I suppose it was inevitable in this series — especially now that I’m doing them twice a week — that I’d eventually miss an entry, though this isn’t the first. However, as I’ve moved halfway around the world, this one slipped a little as I wasn’t able to watch it before we left. I shall try to avoid any more glaring holes.


It turns out that when the Maysles brothers were filming the Beales for Grey Gardens (1975), they had enough footage to craft this sequel of sorts, revisiting them in their weirdly cut-off little bit of derelict suburbia, as they continue to seem addled and out of time. I suppose it makes clear that any successful documentary at least comes down to the screen presence of its subjects, and the Beales (scions of the same family as Jackie Kennedy) certainly have that, as the elderly mother constantly berates her preening show-offy daughter, while the latter is constantly playing up for the camera, singing songs or swanning around showing off her seemingly homemade fashions. Indeed it becomes almost a familiar rejoinder that the younger Edie says something only for her mother’s voice to pipe in from off camera correcting her or saying that never happened. One wonders at times, as in the original, about the ethics of the thing, as the Beales hardly seem the most present in mind, but it’s fairly benign I think and there’s a lot here for fans of the original.

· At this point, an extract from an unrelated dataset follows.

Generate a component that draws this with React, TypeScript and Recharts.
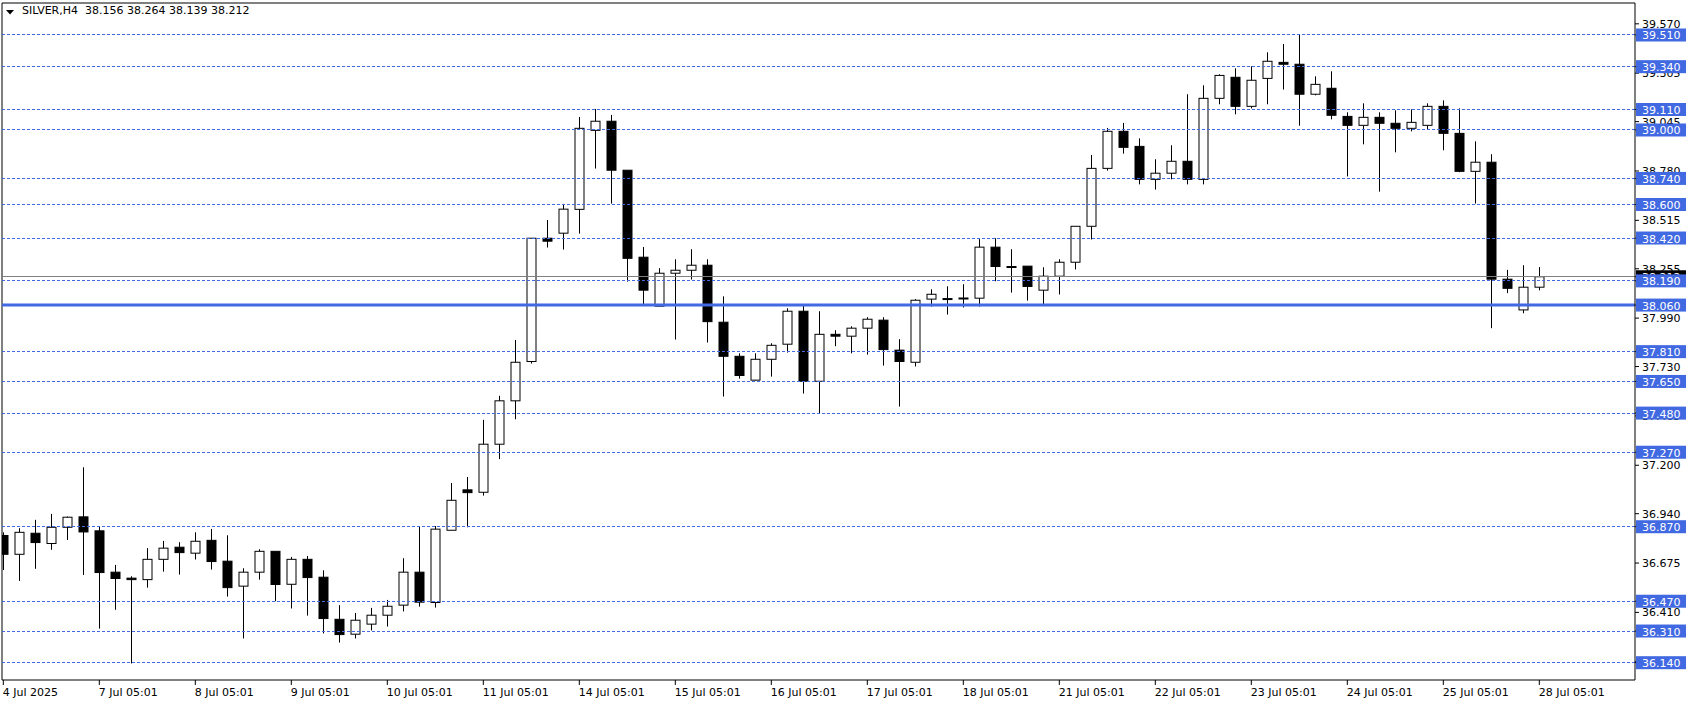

FILM REVIEW: Criterion Collection
Directors Albert Maysles and David Maysles; Cinematographer Albert Maysles; Length 91 minutes.

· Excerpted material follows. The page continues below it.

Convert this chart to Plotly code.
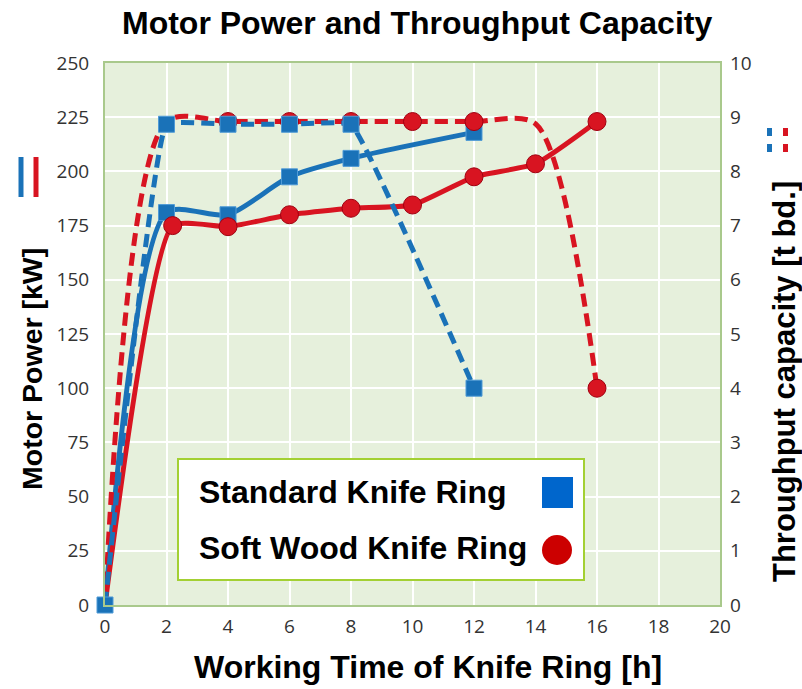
import plotly.graph_objects as go

# ---------------- data ----------------
hours_std_power = [0, 2, 4, 6, 8, 12]
std_power_kw = [0, 181, 180, 197.5, 206, 218]

hours_soft_power = [0, 2.2, 4, 6, 8, 10, 12, 14, 16]
soft_power_kw = [0, 175, 174.5, 180, 183, 184.5, 197.5, 203.5, 223]

hours_std_tp = [0, 2, 4, 6, 8, 12]
std_throughput = [0, 8.87, 8.87, 8.87, 8.87, 4.0]

hours_soft_tp = [0, 2, 4, 6, 8, 10, 12, 14, 16]
soft_throughput = [0, 8.92, 8.92, 8.92, 8.92, 8.92, 8.92, 8.88, 4.0]

x_ticks = list(range(0, 21, 2))
y_ticks = list(range(0, 251, 25))
y2_ticks = list(range(0, 11))

series_names = ["Standard Knife Ring", "Soft Wood Knife Ring"]

# ---------------- layout geometry ----------------
W, H = 802, 689
L, R, T, B = 105, 720, 63, 605


def px(x):
    return (x - L) / (R - L)


def py(y):
    return (B - y) / (B - T)


BLUE = "#1a72b8"
RED = "#d81421"
BLUE_LEG = "#0066cc"
RED_LEG = "#cc0000"

fig = go.Figure()

# solid lines: motor power (left axis)
fig.add_trace(go.Scatter(
    x=hours_std_power, y=std_power_kw, mode="lines+markers",
    line=dict(color=BLUE, width=5, shape="spline", smoothing=0.7),
    marker=dict(symbol="square", size=[0] + [16] * (len(hours_std_power) - 1),
                opacity=1, color=BLUE, line=dict(color="#4f9ad6", width=1)),
    cliponaxis=False, showlegend=False, name=series_names[0]))

fig.add_trace(go.Scatter(
    x=hours_soft_power, y=soft_power_kw, mode="lines+markers",
    line=dict(color=RED, width=5, shape="spline", smoothing=0.5),
    marker=dict(symbol="circle", size=[0] + [18] * (len(hours_soft_power) - 1),
                opacity=1, color=RED, line=dict(color="#a00010", width=1)),
    cliponaxis=False, showlegend=False, name=series_names[1]))

# dashed lines: throughput (right axis)
soft_tp_sizes = [0 if h in (0, 2, 14) else 18 for h in hours_soft_tp]
fig.add_trace(go.Scatter(
    x=hours_soft_tp, y=soft_throughput, mode="lines+markers", yaxis="y2",
    line=dict(color=RED, width=5, shape="spline", smoothing=0.8, dash="13px,7px"),
    marker=dict(symbol="circle", size=soft_tp_sizes, opacity=1,
                color=RED, line=dict(color="#a00010", width=1)),
    cliponaxis=False, showlegend=False, name=series_names[1]))

fig.add_trace(go.Scatter(
    x=hours_std_tp, y=std_throughput, mode="lines+markers", yaxis="y2",
    line=dict(color=BLUE, width=5, shape="spline", smoothing=0.25, dash="13px,7px"),
    marker=dict(symbol="square", size=16, color=BLUE, opacity=1,
                line=dict(color="#4f9ad6", width=1)),
    cliponaxis=False, showlegend=False, name=series_names[0]))

tick_font = dict(family="Open Sans, DejaVu Sans, sans-serif", size=19, color="#333333")
BORDER = "#a9c98c"

fig.update_layout(
    width=W, height=H,
    margin=dict(l=L, r=W - R, t=T, b=H - B),
    paper_bgcolor="white",
    plot_bgcolor="#e6f0dc",
    showlegend=False,
    xaxis=dict(range=[0, 20], tickvals=x_ticks, showgrid=True, gridcolor="white",
               gridwidth=2, zeroline=False, showline=True, linecolor=BORDER,
               linewidth=2, mirror=True, tickfont=tick_font, ticks="",
               ticklabelstandoff=3, fixedrange=True),
    yaxis=dict(range=[0, 250], tickvals=y_ticks, showgrid=True, gridcolor="white",
               gridwidth=2, zeroline=False, showline=True, linecolor=BORDER,
               linewidth=2, mirror=True, tickfont=tick_font, ticks="",
               ticklabelstandoff=10),
    yaxis2=dict(range=[0, 10], tickvals=y2_ticks, overlaying="y", side="right",
                showgrid=False, zeroline=False, showline=False,
                tickfont=tick_font, ticks="", ticklabelstandoff=9),
)

TITLE_FONT = "Liberation Sans, Arial, Helvetica, sans-serif"

annotations = [
    dict(text="<b>Motor Power and Throughput Capacity</b>", x=px(417), y=py(23),
         font=dict(family=TITLE_FONT, size=32, color="black")),
    dict(text="<b>Working Time of Knife Ring [h]</b>", x=px(428), y=py(667),
         font=dict(family=TITLE_FONT, size=32, color="black")),
    dict(text="<b>Motor Power [kW]</b>", x=px(32), y=py(369), textangle=-90,
         font=dict(family=TITLE_FONT, size=28.5, color="black")),
    dict(text="<b>Throughput capacity [t bd.]</b>", x=px(784), y=py(382), textangle=-90,
         font=dict(family=TITLE_FONT, size=31, color="black")),
    dict(text="<b>" + series_names[0] + "</b>", x=px(197), y=py(492), xanchor="left",
         font=dict(family=TITLE_FONT, size=32, color="black")),
    dict(text="<b>" + series_names[1] + "</b>", x=px(197), y=py(548), xanchor="left",
         font=dict(family=TITLE_FONT, size=32, color="black")),
]
for a in annotations:
    a.setdefault("xanchor", "center")
    a.update(xref="paper", yref="paper", yanchor="middle", showarrow=False)
fig.update_layout(annotations=annotations)

shapes = [
    # legend box
    dict(type="rect", x0=px(178), x1=px(584), y0=py(459), y1=py(580),
         fillcolor="white", line=dict(color="#a3d033", width=2), layer="above"),
    dict(type="rect", x0=px(542), x1=px(573), y0=py(477), y1=py(508),
         fillcolor=BLUE_LEG, line=dict(width=0), layer="above"),
    dict(type="circle", x0=px(542), x1=px(572), y0=py(535), y1=py(565),
         fillcolor=RED_LEG, line=dict(width=0), layer="above"),
    # left axis title icon (solid lines)
    dict(type="line", x0=px(21), x1=px(21), y0=py(157), y1=py(197),
         line=dict(color=BLUE, width=5)),
    dict(type="line", x0=px(36), x1=px(36), y0=py(157), y1=py(197),
         line=dict(color=RED, width=5)),
]
# right axis title icon (dashed lines)
for xc, col in ((769.5, BLUE), (785.5, RED)):
    for y0, y1 in ((128, 136), (144, 152)):
        shapes.append(dict(type="line", x0=px(xc), x1=px(xc), y0=py(y0), y1=py(y1),
                           line=dict(color=col, width=5)))
for s in shapes:
    s.update(xref="paper", yref="paper")
fig.update_layout(shapes=shapes)

fig.write_html("out.html", config={"displayModeBar": False},
               post_script="document.body.style.margin='0';")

Seen at a hotel (Blu-ray), Auckland, Thursday 15 October 2016.

Criterion Sunday 336: Dazed and Confused (1993)

I avoided this when it was first released in cinemas, though I was about the same age as the characters in the film, because it was marketed as a stupid high school movie and it didn’t appeal to me at the time. It also had the sense of being a very indulgent nostalgic look back at the 70s, and that’s a criticism that’s more difficult to avoid because in a sense it is, in addition to which indulging his characters is very much a Linklater trademark. Watching it again many years on, though, that feels like the thing that’s aged best — this sense that almost all the characters have some redeeming quality even if they are sleazy creeps (like McConaughey’s older Wooderson, cruising the high school to pick up girlfriends) or big dumb jocks (like Sasha Jenson’s Don). There’s even a glimmer of humanity in Ben Affleck’s O’Bannion, but not much because he’s the real bad guy here, a grinning sadist who has to retake his final year at school. However, there’s no manufactured hostility between the jocks and the geeks here; sure there’s a bit of back and forth in the conversations, but nobody avoids anyone else and friendship groups seem to cut across these distinctions, plus there’s a sense of generational camaraderie even in the sadistic hazing rituals.

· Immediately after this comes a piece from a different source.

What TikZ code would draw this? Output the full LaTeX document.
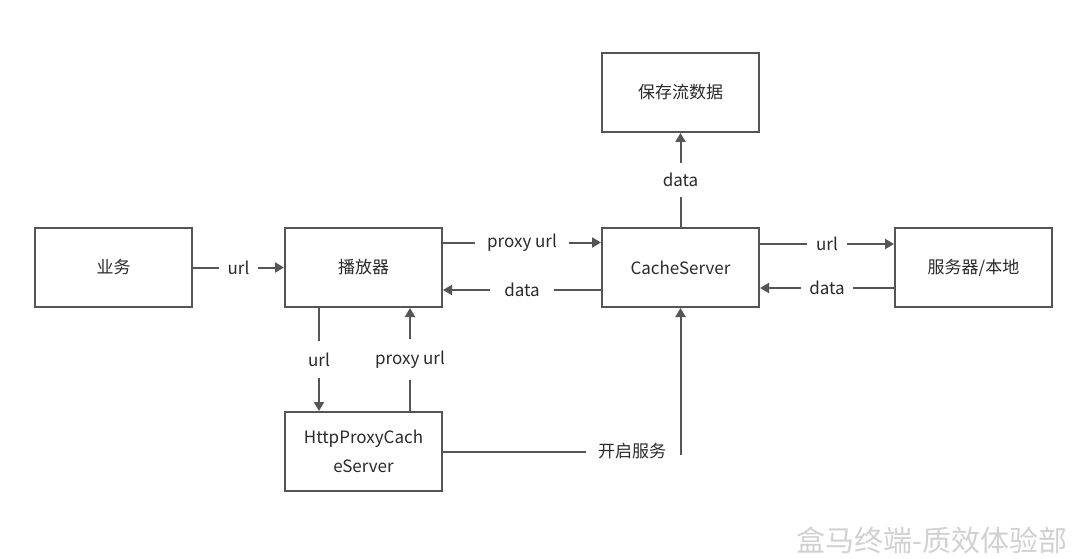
\documentclass[tikz,border=0pt]{standalone}
\usepackage{fontspec}
\setmainfont{Noto Sans CJK SC}
\usetikzlibrary{arrows.meta,calc}
\definecolor{ln}{HTML}{555555}
\definecolor{tx}{HTML}{2a2a2a}
\begin{document}
\begin{tikzpicture}[x=1pt,y=-1pt,
  box/.style={draw=ln,line width=2pt,minimum width=157pt,minimum height=79pt,inner sep=0pt,text=tx,font=\fontsize{17}{20}\selectfont,align=center},
  conn/.style={draw=ln,line width=2pt,-{Triangle[length=9pt,width=10pt]}},
  plain/.style={draw=ln,line width=2pt},
  lbl/.style={fill=white,text=tx,font=\fontsize{17}{20}\selectfont,inner xsep=9pt,inner ysep=2pt}]
\path[use as bounding box,fill=white] (0,0) rectangle (1080,559);
\node[box] (yewu) at (113.5,267.5) {业务};
\node[box] (player) at (363.5,267.5) {播放器};
\node[box] (cache) at (680.5,267.5) {CacheServer};
\node[box] (server) at (973.5,267.5) {服务器/本地};
\node[box] (save) at (680.5,92.5) {保存流数据};
\node[box] (http) at (363.5,451.5) {HttpProxyCach\\[9pt]eServer};
% arrows
\draw[conn] (yewu.east) -- node[lbl]{url} (player.west);
\draw[conn] ([yshift=25pt]player.east) -- node[lbl,inner xsep=12pt]{proxy url} ([yshift=25pt]cache.west);
\draw[conn] ([yshift=-22.5pt]cache.west) -- node[lbl,inner xsep=14pt]{data} ([yshift=-22.5pt]player.east);
\draw[conn] ([yshift=23.5pt]cache.east) -- node[lbl]{url} ([yshift=23.5pt]server.west);
\draw[conn] ([yshift=-20.5pt]server.west) -- node[lbl,inner xsep=8pt]{data} ([yshift=-20.5pt]cache.east);
\draw[conn] (cache.north) -- node[lbl,inner xsep=2pt,inner ysep=10pt]{data} (save.south);
\draw[conn] ([xshift=-44.5pt]player.south) -- node[lbl,inner xsep=2pt,inner ysep=12pt]{url} ([xshift=-44.5pt]http.north);
\draw[conn] ([xshift=46.5pt]http.north) -- node[lbl,inner xsep=2pt,inner ysep=12pt]{proxy url} ([xshift=46.5pt]player.south);
\node[text=tx,font=\fontsize{17}{20}\selectfont,inner xsep=12pt] (kq) at (632,451.5) {开启服务};
\draw[plain] (http.east) -- (kq.west);
\draw[conn] (cache.south |- 0,455) -- (cache.south);
\node[text=black!18,font=\fontsize{29}{32}\selectfont] (wm) at (932,540) {盒马终端-质效体验部};
\end{tikzpicture}
\end{document}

However, like much of Linklater’s oeuvre, it’s a hang-out film where nothing really happens. People just cruise around and ping off each other — not as literally as the tangential sidetracking of Slacker (1990) — but still with no clear sense that they’re all working towards anything except the next beer or the next party. But that sense of aimlessness going towards college and the future, which is encapsulated in the final shot on the road, that’s something that Linklater’s been doing for decades in many of his films, capturing a mood or an era, a sense of uncertainty in his characters, and it’s perfectly done here, with lots of people who would go on to have acting careers (or not), but who just seem right for the roles.

CRITERION EXTRAS:

  • There are plenty of extras, but the main one is Making Dazed (2005, dir. Kahane Corn), a pretty straight-down-the-line documentary about the making of a film, albeit one that had been in production for over a decade it seems. The director has extensive interviews with the cast both at the time of filming and a decade later, as several of them gather for an anniversary screening. Of course many of the faces are now familiar to us (or at least a bit more familiar) and they all clearly have fond memories of the film that was the first experience of filmmaking for a lot of them. It’s good to hear the stories, and see some of the making-of footage, and it’s good to think about how far some have come from these horny Texan teenagers, but it evokes a warmth of feeling at the very least.
  • A lot of the footage from the making-of documentary is also available as extras, including the full clips of most cast members in the first week of filming explaining their characters, as well as interviews conducted on set and behind-the-scenes footage of the filming. Amongst these are also a few more recent interviews — including one with Linklater, his casting director and McConaughey speaking about how the latter got involved (some of which is also in the finished documentary) — and some brief footage from the anniversary cast reunion.
  • Most of the audition tapes of the various cast members are also included as extras, which can be interesting to watch, although the quality is obviously rather poorer, being shot on video.

FILM REVIEW: Criterion Collection
Director/Writer Richard Linklater; Cinematographer Lee Daniel; Starring Jason London, Wiley Wiggins, Sasha Jenson, Parker Posey, Matthew McConaughey, Adam Goldberg, Ben Affleck; Length 102 minutes.

Seen at home (Blu-ray), London, Saturday 11 July 2020 (and earlier on TV at home, London, Saturday 19 April 2014).